Sex tutorials for women in China
IN AN unmarked room at a three-star hotel in downtown Shanghai, Ms Ma Li teaches small groups of Chinese women about a topic that traditionally has been taboo - sex.
The two-day tutorials are not cheap at 2,500 yuan (S$520), more than half the average monthly wage in Shanghai. But a rising number of women are signing up for Ms Ma's classes and similar sessions in other cities to learn about the anatomy, psychology and techniques of intimacy.
"I had absolutely no sex education at all. I thought adult male bodies looked the same as baby boys'," said lawyer Sophia Hu, 30.

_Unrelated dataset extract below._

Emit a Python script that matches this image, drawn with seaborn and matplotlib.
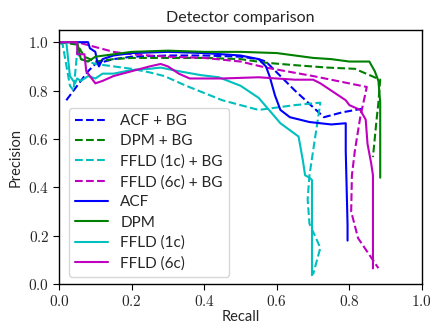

Ms Ma, certified by the United States-based World Association of Sex Coaches, favours a frank approach to encourage confidence. Her lessons include explicit videos and appropriately shaped fruit for practice sessions. She avoids repeating what is available in magazines, saying tips such as "light candles for romance" are dull and not new.
In Beijing, psychologist Li Zhenhong started a series of meetings in July for women to talk openly about sex.
China's conservative attitude towards sex, ushered in by the prudish Communist Party when it took power in 1949, has been changing slowly, alongside growing affluence, more overseas travel and exposure to foreign popular culture.
The lack of knowledge is partly due to little sex education in Chinese public schools.